Print exactly the lines from the first one down to the line containing "return 1 - py / H", both ends included, with no pictures and nothing else.

_Source data_
:::
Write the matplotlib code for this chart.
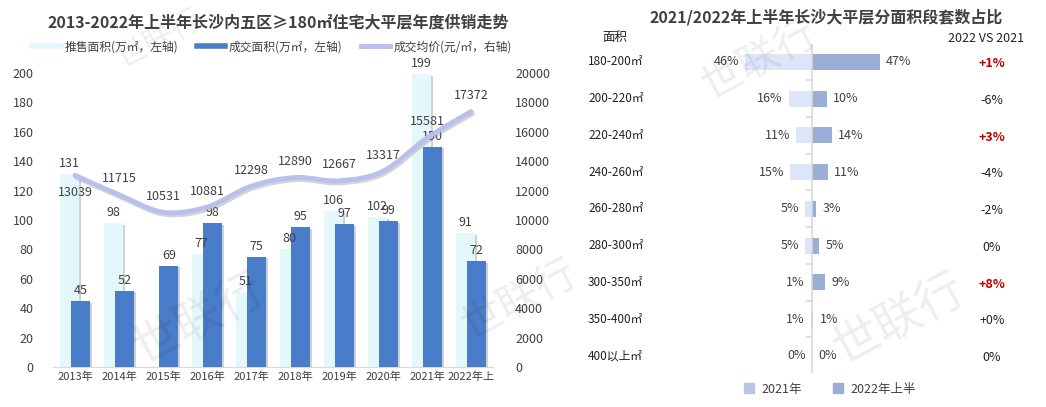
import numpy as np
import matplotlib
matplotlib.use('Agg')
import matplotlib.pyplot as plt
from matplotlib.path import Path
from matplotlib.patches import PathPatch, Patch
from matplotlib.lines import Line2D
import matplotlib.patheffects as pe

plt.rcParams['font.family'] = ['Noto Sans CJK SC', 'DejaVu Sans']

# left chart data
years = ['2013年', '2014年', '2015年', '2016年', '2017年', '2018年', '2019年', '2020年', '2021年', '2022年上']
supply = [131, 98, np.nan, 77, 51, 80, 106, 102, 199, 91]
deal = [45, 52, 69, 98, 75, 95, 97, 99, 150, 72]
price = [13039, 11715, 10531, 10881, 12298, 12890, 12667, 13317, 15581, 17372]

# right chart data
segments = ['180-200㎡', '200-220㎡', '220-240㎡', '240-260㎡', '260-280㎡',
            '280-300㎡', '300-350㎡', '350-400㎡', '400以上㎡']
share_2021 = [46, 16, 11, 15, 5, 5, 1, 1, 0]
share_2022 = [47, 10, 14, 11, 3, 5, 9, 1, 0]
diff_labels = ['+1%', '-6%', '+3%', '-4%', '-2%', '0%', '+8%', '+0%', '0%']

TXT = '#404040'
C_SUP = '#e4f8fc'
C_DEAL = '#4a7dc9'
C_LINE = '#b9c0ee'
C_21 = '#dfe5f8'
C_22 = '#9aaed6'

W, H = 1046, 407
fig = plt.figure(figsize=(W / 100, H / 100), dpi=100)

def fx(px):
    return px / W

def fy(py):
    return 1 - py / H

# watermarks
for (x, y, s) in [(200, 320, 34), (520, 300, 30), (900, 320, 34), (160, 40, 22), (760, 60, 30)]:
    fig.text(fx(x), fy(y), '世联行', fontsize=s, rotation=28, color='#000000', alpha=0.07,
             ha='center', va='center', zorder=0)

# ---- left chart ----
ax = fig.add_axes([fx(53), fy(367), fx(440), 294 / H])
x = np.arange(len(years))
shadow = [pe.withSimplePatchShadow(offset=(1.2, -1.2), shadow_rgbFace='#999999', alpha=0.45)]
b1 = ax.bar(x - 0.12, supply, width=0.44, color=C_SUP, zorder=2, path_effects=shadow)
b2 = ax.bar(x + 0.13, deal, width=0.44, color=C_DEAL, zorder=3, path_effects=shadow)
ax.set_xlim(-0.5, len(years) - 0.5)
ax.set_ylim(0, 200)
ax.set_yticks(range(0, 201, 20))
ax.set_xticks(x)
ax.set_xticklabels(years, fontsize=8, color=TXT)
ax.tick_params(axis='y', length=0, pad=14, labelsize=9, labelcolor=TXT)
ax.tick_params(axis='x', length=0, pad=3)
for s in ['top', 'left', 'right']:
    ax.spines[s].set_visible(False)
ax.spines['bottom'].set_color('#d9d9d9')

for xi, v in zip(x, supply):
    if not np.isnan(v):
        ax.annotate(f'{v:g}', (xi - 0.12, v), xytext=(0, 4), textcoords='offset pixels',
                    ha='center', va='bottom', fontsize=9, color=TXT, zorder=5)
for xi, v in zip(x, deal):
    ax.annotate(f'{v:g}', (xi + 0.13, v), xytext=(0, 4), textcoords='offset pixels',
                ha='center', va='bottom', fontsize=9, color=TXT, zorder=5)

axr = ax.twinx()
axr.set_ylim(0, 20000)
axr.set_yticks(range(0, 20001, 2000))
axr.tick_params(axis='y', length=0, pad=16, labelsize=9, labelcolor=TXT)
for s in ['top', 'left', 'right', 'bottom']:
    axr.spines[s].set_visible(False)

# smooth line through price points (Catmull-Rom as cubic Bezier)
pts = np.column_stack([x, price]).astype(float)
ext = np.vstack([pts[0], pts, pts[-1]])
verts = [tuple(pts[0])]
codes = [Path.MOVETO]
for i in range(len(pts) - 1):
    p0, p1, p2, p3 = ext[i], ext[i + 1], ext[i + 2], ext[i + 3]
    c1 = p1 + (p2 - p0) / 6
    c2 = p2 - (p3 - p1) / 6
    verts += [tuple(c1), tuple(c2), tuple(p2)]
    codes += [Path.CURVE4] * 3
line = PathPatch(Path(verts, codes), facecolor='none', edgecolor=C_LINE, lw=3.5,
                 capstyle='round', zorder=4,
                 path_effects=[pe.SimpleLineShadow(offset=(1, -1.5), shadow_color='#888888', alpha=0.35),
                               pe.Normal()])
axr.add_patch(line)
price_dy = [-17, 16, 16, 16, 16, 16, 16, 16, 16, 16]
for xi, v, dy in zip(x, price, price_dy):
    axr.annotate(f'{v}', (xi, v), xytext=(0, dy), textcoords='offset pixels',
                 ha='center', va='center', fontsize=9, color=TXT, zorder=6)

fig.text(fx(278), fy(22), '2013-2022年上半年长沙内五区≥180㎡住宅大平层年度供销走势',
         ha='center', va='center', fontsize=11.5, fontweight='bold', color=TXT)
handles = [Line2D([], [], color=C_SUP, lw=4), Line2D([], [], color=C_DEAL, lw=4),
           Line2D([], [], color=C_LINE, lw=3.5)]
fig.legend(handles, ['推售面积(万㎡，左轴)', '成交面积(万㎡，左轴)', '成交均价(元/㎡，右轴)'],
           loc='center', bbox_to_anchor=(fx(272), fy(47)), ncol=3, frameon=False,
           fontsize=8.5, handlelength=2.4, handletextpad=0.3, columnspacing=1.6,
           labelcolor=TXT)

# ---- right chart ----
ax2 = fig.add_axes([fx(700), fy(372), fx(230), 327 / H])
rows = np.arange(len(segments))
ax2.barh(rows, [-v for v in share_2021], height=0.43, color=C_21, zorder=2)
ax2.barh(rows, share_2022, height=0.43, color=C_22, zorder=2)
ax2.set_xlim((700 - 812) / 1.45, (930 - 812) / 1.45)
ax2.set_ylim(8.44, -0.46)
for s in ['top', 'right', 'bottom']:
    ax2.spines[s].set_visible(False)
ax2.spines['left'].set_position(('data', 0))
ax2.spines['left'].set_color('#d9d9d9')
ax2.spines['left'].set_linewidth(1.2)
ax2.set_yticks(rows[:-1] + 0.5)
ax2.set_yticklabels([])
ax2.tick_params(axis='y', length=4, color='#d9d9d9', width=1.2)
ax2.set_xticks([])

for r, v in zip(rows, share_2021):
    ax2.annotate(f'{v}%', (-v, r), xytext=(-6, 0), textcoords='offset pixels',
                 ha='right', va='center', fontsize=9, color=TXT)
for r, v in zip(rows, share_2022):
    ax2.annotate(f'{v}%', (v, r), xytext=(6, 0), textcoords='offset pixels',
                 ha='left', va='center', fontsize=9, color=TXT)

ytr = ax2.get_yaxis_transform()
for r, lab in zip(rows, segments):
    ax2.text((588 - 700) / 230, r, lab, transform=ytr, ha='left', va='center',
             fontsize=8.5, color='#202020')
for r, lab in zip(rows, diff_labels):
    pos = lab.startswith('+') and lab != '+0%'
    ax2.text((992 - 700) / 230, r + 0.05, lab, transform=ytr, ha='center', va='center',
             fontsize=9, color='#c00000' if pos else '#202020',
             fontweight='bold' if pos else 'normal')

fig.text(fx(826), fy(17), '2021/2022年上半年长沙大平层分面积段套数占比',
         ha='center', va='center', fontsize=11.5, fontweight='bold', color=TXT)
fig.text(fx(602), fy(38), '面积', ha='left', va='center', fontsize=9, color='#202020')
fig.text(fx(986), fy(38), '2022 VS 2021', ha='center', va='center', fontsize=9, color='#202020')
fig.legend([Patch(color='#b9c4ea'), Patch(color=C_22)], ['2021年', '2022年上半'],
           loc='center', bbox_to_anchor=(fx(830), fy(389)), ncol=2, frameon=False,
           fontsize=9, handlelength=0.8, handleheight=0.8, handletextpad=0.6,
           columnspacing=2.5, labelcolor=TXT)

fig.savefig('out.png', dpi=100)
:::
_Completed task_
Write the matplotlib code for this chart.
import numpy as np
import matplotlib
matplotlib.use('Agg')
import matplotlib.pyplot as plt
from matplotlib.path import Path
from matplotlib.patches import PathPatch, Patch
from matplotlib.lines import Line2D
import matplotlib.patheffects as pe

plt.rcParams['font.family'] = ['Noto Sans CJK SC', 'DejaVu Sans']

# left chart data
years = ['2013年', '2014年', '2015年', '2016年', '2017年', '2018年', '2019年', '2020年', '2021年', '2022年上']
supply = [131, 98, np.nan, 77, 51, 80, 106, 102, 199, 91]
deal = [45, 52, 69, 98, 75, 95, 97, 99, 150, 72]
price = [13039, 11715, 10531, 10881, 12298, 12890, 12667, 13317, 15581, 17372]

# right chart data
segments = ['180-200㎡', '200-220㎡', '220-240㎡', '240-260㎡', '260-280㎡',
            '280-300㎡', '300-350㎡', '350-400㎡', '400以上㎡']
share_2021 = [46, 16, 11, 15, 5, 5, 1, 1, 0]
share_2022 = [47, 10, 14, 11, 3, 5, 9, 1, 0]
diff_labels = ['+1%', '-6%', '+3%', '-4%', '-2%', '0%', '+8%', '+0%', '0%']

TXT = '#404040'
C_SUP = '#e4f8fc'
C_DEAL = '#4a7dc9'
C_LINE = '#b9c0ee'
C_21 = '#dfe5f8'
C_22 = '#9aaed6'

W, H = 1046, 407
fig = plt.figure(figsize=(W / 100, H / 100), dpi=100)

def fx(px):
    return px / W

def fy(py):
    return 1 - py / H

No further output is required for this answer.